**Stated goal:**
Include in the output only the lines from the opening of the records through the line containing "y_scale = alt.Scale(domain=[0, 10], nice=False)", each printed exactly; pictures are omitted.

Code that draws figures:

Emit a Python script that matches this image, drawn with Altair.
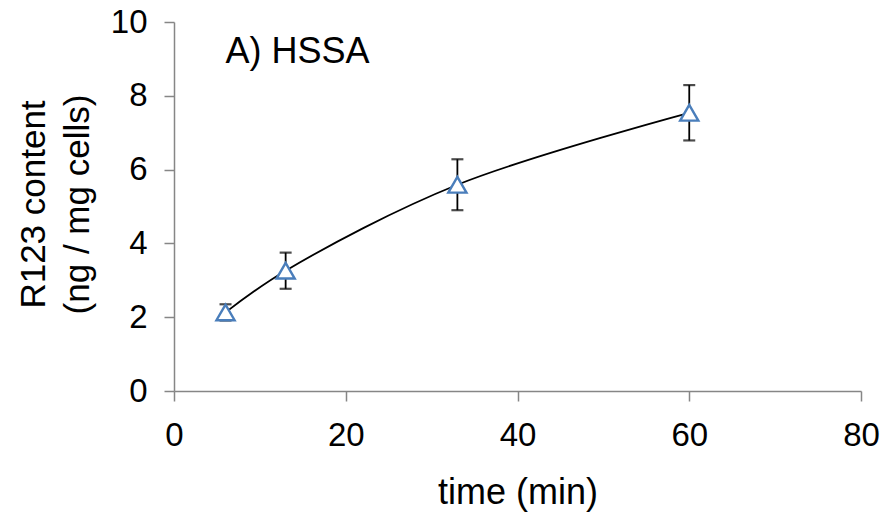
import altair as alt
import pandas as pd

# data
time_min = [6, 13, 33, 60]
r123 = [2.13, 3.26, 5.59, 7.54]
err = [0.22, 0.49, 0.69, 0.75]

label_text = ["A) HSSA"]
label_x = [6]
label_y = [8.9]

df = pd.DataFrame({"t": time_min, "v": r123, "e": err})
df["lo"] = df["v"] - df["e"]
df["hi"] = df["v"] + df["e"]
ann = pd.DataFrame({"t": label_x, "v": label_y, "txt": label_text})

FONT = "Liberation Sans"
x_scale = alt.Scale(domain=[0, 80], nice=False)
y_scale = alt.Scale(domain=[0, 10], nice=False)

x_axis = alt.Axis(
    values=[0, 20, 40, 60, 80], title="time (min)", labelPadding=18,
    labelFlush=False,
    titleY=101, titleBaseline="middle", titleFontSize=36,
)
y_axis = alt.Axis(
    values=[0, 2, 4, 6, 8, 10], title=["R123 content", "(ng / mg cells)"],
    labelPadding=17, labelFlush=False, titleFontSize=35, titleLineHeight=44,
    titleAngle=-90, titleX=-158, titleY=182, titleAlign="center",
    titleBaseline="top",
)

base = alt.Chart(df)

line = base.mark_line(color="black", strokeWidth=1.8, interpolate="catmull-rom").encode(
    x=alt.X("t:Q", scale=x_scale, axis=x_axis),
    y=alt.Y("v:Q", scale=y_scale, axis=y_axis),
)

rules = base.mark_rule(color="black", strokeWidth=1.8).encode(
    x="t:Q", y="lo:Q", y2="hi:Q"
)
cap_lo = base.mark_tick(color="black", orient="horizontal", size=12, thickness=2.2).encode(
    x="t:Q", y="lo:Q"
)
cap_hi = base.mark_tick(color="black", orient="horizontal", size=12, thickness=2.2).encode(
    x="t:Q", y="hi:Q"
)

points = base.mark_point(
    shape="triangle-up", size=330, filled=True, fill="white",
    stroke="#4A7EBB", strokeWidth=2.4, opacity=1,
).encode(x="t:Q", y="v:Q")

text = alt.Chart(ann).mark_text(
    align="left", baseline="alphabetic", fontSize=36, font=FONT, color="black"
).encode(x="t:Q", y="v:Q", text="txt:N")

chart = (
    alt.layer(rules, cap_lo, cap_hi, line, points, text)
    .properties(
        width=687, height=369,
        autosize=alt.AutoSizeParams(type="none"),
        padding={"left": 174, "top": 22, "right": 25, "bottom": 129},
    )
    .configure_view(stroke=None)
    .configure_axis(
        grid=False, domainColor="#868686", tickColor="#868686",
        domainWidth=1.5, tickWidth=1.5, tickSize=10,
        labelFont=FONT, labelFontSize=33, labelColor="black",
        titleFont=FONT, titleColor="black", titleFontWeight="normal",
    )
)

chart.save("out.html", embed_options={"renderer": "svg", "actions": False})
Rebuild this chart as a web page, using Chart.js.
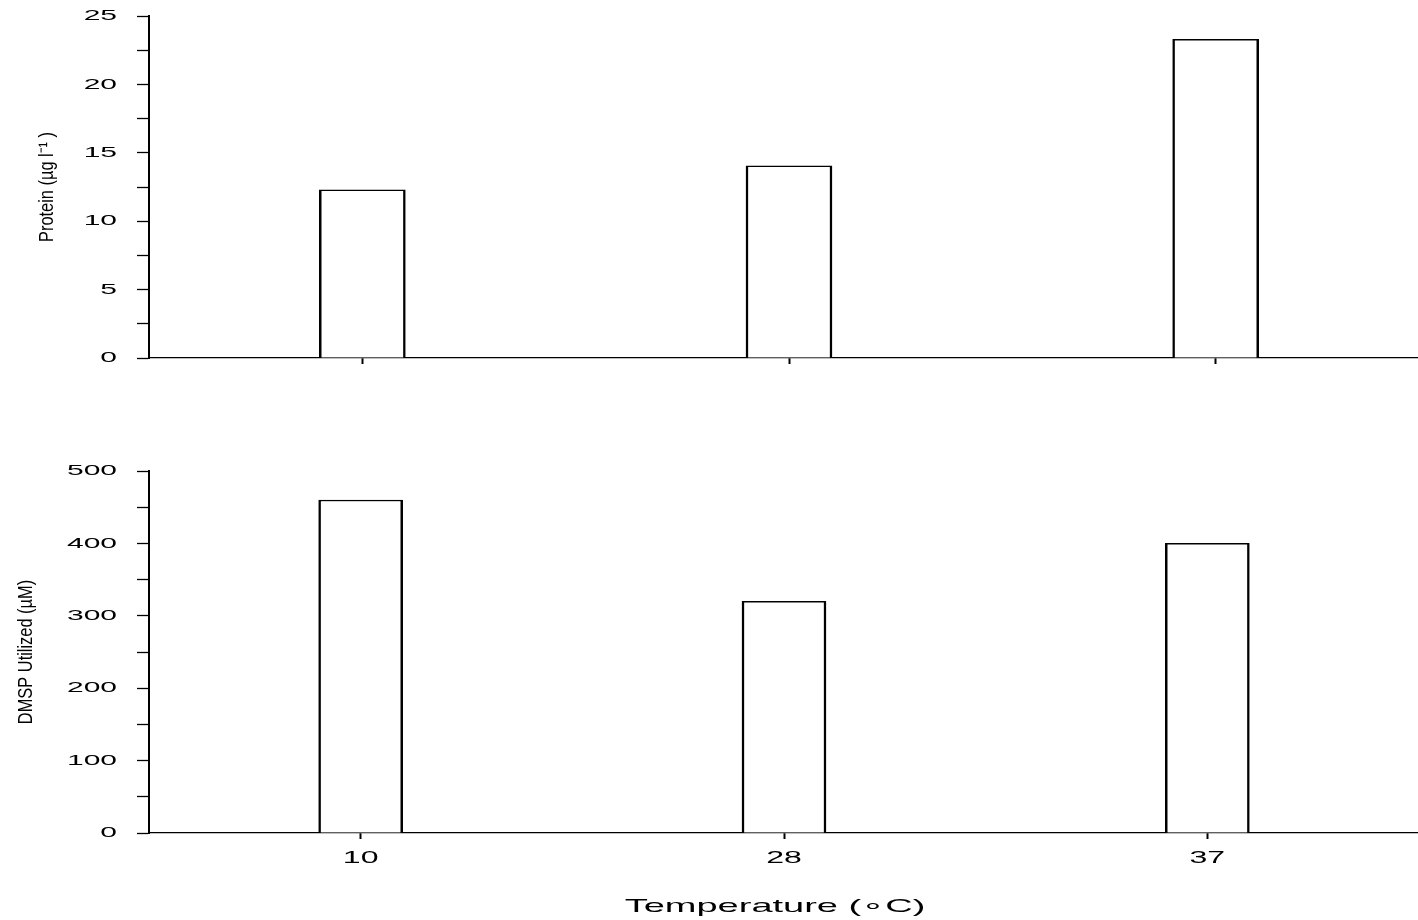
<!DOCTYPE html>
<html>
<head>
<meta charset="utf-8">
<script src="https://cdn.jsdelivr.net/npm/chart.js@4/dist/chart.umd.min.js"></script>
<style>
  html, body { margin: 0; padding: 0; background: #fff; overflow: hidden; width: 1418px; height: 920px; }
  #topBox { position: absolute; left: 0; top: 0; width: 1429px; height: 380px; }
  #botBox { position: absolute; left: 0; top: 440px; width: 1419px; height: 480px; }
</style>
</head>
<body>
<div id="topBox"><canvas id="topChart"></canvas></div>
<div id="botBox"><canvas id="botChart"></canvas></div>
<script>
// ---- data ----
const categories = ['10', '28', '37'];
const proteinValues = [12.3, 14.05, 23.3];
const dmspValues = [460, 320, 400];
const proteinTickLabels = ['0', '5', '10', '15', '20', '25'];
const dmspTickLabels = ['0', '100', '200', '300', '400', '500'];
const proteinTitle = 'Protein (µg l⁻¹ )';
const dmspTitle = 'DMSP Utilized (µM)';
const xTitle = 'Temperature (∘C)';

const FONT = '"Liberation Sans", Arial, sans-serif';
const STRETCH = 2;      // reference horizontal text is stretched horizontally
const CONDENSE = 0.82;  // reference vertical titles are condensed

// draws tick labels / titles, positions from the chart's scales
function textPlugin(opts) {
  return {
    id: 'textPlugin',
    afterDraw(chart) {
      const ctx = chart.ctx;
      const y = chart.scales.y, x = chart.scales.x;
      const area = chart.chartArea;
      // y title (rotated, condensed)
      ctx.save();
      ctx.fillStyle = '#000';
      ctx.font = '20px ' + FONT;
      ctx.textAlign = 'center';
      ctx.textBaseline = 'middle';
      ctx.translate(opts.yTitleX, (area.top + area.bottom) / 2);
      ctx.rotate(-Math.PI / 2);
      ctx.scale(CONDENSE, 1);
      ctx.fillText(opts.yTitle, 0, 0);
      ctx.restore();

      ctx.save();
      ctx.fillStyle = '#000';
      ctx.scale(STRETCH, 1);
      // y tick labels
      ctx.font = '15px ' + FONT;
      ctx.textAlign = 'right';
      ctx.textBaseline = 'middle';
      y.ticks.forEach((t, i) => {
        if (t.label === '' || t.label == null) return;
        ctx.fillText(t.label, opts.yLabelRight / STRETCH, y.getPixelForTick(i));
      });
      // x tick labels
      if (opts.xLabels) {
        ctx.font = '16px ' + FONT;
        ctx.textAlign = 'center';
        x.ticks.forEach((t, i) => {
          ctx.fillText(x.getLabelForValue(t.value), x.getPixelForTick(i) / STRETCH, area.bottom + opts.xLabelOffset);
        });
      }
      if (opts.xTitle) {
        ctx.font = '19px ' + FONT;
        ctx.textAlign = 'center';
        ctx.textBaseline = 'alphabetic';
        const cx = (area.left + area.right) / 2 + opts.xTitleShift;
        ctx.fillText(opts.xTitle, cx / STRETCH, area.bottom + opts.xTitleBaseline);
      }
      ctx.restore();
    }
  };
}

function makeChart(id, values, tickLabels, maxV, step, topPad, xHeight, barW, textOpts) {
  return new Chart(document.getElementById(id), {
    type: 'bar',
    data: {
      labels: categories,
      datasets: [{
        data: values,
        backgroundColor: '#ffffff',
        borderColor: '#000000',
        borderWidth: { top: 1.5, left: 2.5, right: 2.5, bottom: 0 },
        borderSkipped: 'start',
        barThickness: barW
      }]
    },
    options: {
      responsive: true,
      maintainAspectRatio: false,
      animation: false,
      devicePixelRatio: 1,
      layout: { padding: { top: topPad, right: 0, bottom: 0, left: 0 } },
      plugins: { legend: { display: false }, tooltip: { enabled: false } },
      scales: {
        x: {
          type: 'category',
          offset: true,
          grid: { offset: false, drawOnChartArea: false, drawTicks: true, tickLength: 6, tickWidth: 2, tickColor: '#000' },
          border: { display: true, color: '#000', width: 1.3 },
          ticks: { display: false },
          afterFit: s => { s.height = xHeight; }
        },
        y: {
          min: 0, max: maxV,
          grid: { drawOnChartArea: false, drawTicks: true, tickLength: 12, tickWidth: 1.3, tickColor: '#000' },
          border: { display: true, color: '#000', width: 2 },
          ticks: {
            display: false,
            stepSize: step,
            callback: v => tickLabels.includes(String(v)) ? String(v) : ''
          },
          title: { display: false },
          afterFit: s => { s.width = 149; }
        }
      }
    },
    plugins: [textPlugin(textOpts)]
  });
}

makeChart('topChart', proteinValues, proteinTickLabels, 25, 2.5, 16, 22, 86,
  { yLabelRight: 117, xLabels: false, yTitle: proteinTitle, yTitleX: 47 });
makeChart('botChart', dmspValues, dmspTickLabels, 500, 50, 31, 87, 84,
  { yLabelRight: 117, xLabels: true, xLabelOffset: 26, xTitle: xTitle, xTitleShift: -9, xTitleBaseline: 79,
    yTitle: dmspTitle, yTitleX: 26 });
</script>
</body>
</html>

**Solution:**
Emit a Python script that matches this image, drawn with Altair.
import altair as alt
import pandas as pd

# data
time_min = [6, 13, 33, 60]
r123 = [2.13, 3.26, 5.59, 7.54]
err = [0.22, 0.49, 0.69, 0.75]

label_text = ["A) HSSA"]
label_x = [6]
label_y = [8.9]

df = pd.DataFrame({"t": time_min, "v": r123, "e": err})
df["lo"] = df["v"] - df["e"]
df["hi"] = df["v"] + df["e"]
ann = pd.DataFrame({"t": label_x, "v": label_y, "txt": label_text})

FONT = "Liberation Sans"
x_scale = alt.Scale(domain=[0, 80], nice=False)
y_scale = alt.Scale(domain=[0, 10], nice=False)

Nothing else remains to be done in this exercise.